Small, clear pellets of polystyrene can do a lot. They can help measure cosmic muons at the Pierre Auger Observatory, search for CP violation at KEK in Japan or observe neutrino oscillation at Fermilab. But in order to do any of these they have to go through Lab 5, located in the Fermilab Village, where the Scintillation Detector Development Group, in collaboration with the Northern Illinois Center for Accelerator and Detector Design (NICADD), manufactures the exclusive source of extruded plastic scintillator.
Like vinyl siding on a house, long thin blocks of plastic scintillator cover the surfaces of certain particle detectors. The plastic absorbs energy from collisions and releases it as measurable flashes of light. Fermilab’s Alan Bross and Anna Pla-Dalmau first partnered with local vendors to develop the concept and produce cost-effective scintillator material for the MINOS neutrino oscillation experiment. Later, with NIU’s Gerald Blazey, they built the in-house facility that has now exported high-quality extruded scintillator to experiments worldwide.
“It was clear that extruded scintillator would have a big impact on large neutrino detectors,” Bross said, “but its widespread application was not foreseen.”
Industrially manufactured polystyrene scintillators can be costly — requiring a labor-intensive process of casting purified materials individually in molds that have to be cleaned constantly. Producing the number of pieces needed for large-scale projects such as MINOS through casting would have been prohibitively expensive.
Extrusion, in contrast, presses melted plastic pellets through a die to create a continuous noodle of scintillator (typically about four centimeters wide by two centimeters tall) at a much lower cost. The first step in the production line mixes into the melted plastic two additives that enhance polystyrene’s natural scintillating property. As the material reaches the die, it receives a white, highly reflective coating that holds in scintillation light. Two cold water tanks respectively bathe and shower the scintillator strip before it is cool enough to handle. A puller controls its speed, and a robotic saw finally cuts it to length. The final product contains either a groove or a hole meant for a wavelength-shifting fiber that captures the scintillation light and sends the signal to electronics in the most useful form possible.

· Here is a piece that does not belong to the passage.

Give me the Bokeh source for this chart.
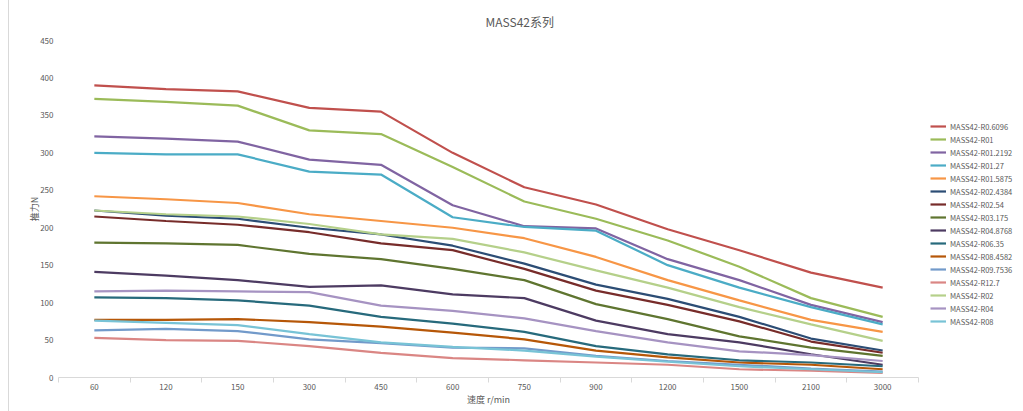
from bokeh.plotting import figure
from bokeh.models import (Range1d, FixedTicker, Legend, LegendItem, LinearAxis)
from bokeh.embed import file_html
from bokeh.resources import INLINE
import numpy as np

speeds = ["60", "120", "150", "300", "450", "600", "750", "900", "1200", "1500", "2100", "3000"]

names = ["MASS42-R0.6096", "MASS42-R01", "MASS42-R01.2192", "MASS42-R01.27",
         "MASS42-R01.5875", "MASS42-R02.4384", "MASS42-R02.54", "MASS42-R03.175",
         "MASS42-R04.8768", "MASS42-R06.35", "MASS42-R08.4582", "MASS42-R09.7536",
         "MASS42-R12.7", "MASS42-R02", "MASS42-R04", "MASS42-R08"]

r0_6096 = [390, 385, 382, 360, 355, 300, 254, 231, 198, 170, 140, 120]
r01 = [372, 368, 363, 330, 325, 281, 235, 212, 183, 148, 106, 81]
r01_2192 = [322, 319, 315, 291, 284, 230, 202, 199, 158, 130, 97, 74]
r01_27 = [300, 298, 298, 275, 271, 214, 201, 196, 150, 120, 94, 71]
r01_5875 = [242, 238, 233, 218, 209, 200, 186, 161, 130, 103, 77, 61]
r02_4384 = [223, 216, 212, 200, 191, 176, 152, 124, 105, 81, 52, 36]
r02_54 = [215, 209, 204, 194, 179, 170, 145, 116, 97, 75, 48, 33]
r03_175 = [180, 179, 177, 165, 158, 145, 130, 98, 78, 55, 40, 29]
r04_8768 = [141, 136, 130, 121, 123, 111, 106, 76, 58, 47, 31, 17]
r06_35 = [107, 106, 103, 96, 81, 72, 61, 42, 31, 23, 20, 15]
r08_4582 = [77, 77, 78, 74, 68, 60, 51, 36, 27, 20, 17, 11]
r09_7536 = [63, 65, 62, 51, 46, 40, 39, 29, 22, 17, 12, 8]
r12_7 = [53, 50, 49, 42, 33, 26, 23, 20, 17, 11, 9, 6]
r02 = [223, 218, 215, 205, 191, 185, 167, 143, 120, 94, 71, 49]
r04 = [115, 116, 115, 114, 96, 89, 79, 62, 47, 35, 30, 22]
r08 = [76, 73, 70, 58, 47, 41, 36, 28, 21, 15, 11, 7]

series = [r0_6096, r01, r01_2192, r01_27, r01_5875, r02_4384, r02_54, r03_175,
          r04_8768, r06_35, r08_4582, r09_7536, r12_7, r02, r04, r08]

colors = ["#C0504D", "#9BBB59", "#8064A2", "#4BACC6", "#F79646", "#2C4D75",
          "#772C2A", "#5F7530", "#4D3B62", "#276A7C", "#B65708", "#729ACA",
          "#DA8684", "#B5D08A", "#A693C2", "#78C3D6"]

FONT = "Noto Sans CJK SC"
GRAY = "#595959"

n = len(speeds)
xpos = list(np.arange(n) + 0.5)

p = figure(frame_width=860, frame_height=337, output_backend="svg", toolbar_location=None,
           x_range=Range1d(0, n), y_range=Range1d(0, 450),
           min_border_left=49, min_border_right=2, min_border_top=40,
           min_border_bottom=34, x_axis_type=None, y_axis_type=None)
p.margin = (0, 0, 0, 9)
p.styles = {"outline": "1px solid #d9d9d9"}
p.outline_line_color = None
p.background_fill_color = "white"
p.border_fill_color = "white"

p.title.text = "MASS42系列"
p.title.text_font = FONT
p.title.text_font_size = "12px"
p.title.text_font_style = "normal"
p.title.text_color = GRAY
p.title.align = "left"
p.title.offset = 427
p.title.standoff = 21

xaxis = LinearAxis(ticker=FixedTicker(ticks=xpos, minor_ticks=list(range(n + 1))))
xaxis.major_label_overrides = {float(x): s for x, s in zip(xpos, speeds)}
xaxis.major_tick_line_color = None
xaxis.major_tick_out = 0
xaxis.major_tick_in = 0
xaxis.minor_tick_line_color = "#d9d9d9"
xaxis.minor_tick_in = 0
xaxis.minor_tick_out = 5
xaxis.axis_line_color = "#d9d9d9"
xaxis.major_label_text_font = FONT
xaxis.major_label_text_font_size = "8px"
xaxis.major_label_text_color = GRAY
xaxis.major_label_standoff = 1
xaxis.axis_label = "速度 r/min"
xaxis.axis_label_text_font = FONT
xaxis.axis_label_text_font_size = "9px"
xaxis.axis_label_text_font_style = "normal"
xaxis.axis_label_text_color = GRAY
xaxis.axis_label_standoff = 0
p.add_layout(xaxis, "below")

yaxis = LinearAxis(ticker=FixedTicker(ticks=list(range(0, 451, 50))))
yaxis.axis_line_color = None
yaxis.major_tick_line_color = None
yaxis.major_tick_out = 0
yaxis.major_tick_in = 0
yaxis.minor_tick_line_color = None
yaxis.minor_tick_out = 0
yaxis.major_label_text_font = FONT
yaxis.major_label_text_font_size = "8px"
yaxis.major_label_text_color = GRAY
yaxis.major_label_standoff = 5
yaxis.axis_label = "推力N"
yaxis.axis_label_text_font = FONT
yaxis.axis_label_text_font_size = "9px"
yaxis.axis_label_text_font_style = "normal"
yaxis.axis_label_text_color = GRAY
yaxis.axis_label_standoff = -4
p.add_layout(yaxis, "left")

p.ygrid.ticker = FixedTicker(ticks=list(range(50, 451, 50)))
p.ygrid.grid_line_color = "#e3e3e3"
p.xgrid.grid_line_color = None

items = []
for name, vals, c in zip(names, series, colors):
    r = p.line(xpos, vals, line_color=c, line_width=2.2)
    items.append(LegendItem(label=name, renderers=[r]))

legend = Legend(items=items, location=(12, 50))
legend.padding = 0
legend.margin = 0
legend.spacing = 1
legend.label_height = 12
legend.glyph_height = 12
legend.glyph_width = 16
legend.label_standoff = 4
legend.label_text_font = FONT
legend.label_text_font_size = "7.5px"
legend.label_text_color = GRAY
legend.border_line_color = None
legend.background_fill_alpha = 0
p.add_layout(legend, "right")

open("out.html", "w").write(file_html(p, INLINE))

Bross had been working on various aspects of the scintillator cost problem since 1989, and he and Pla-Dalmau successfully extruded experiment-quality plastic scintillator with their vendors just in time to make MINOS a reality. In 2003, NICADD purchased and located at Lab 5 many of the machines needed to form an in-house production line.
“The investment made by Blazey and NICADD opened extruded scintillators to numerous experiments,” Pla-Dalmau said. “Without this contribution from NIU, who knows if this equipment would have ever been available to Fermilab and the rest of the physics community?”
Blazey agreed that collaboration was an important part of the plastic scintillator development.
“Together the two institutions had the capacity to build the resources necessary to develop state-of-the-art scintillator detector elements for numerous experiments inside and outside high-energy physics,” Blazey said. “The two institutions remain strong collaborators.”
Between their other responsibilities at Fermilab, the SDD group continues to study ways to make their scintillator more efficient. One task ahead, according to Bross, is to work modern, glass wavelength-shifting fibers into their final product.
“Incorporation of the fibers into the extrusions has always been a tedious part of the process,” he said. “We would like to change that.”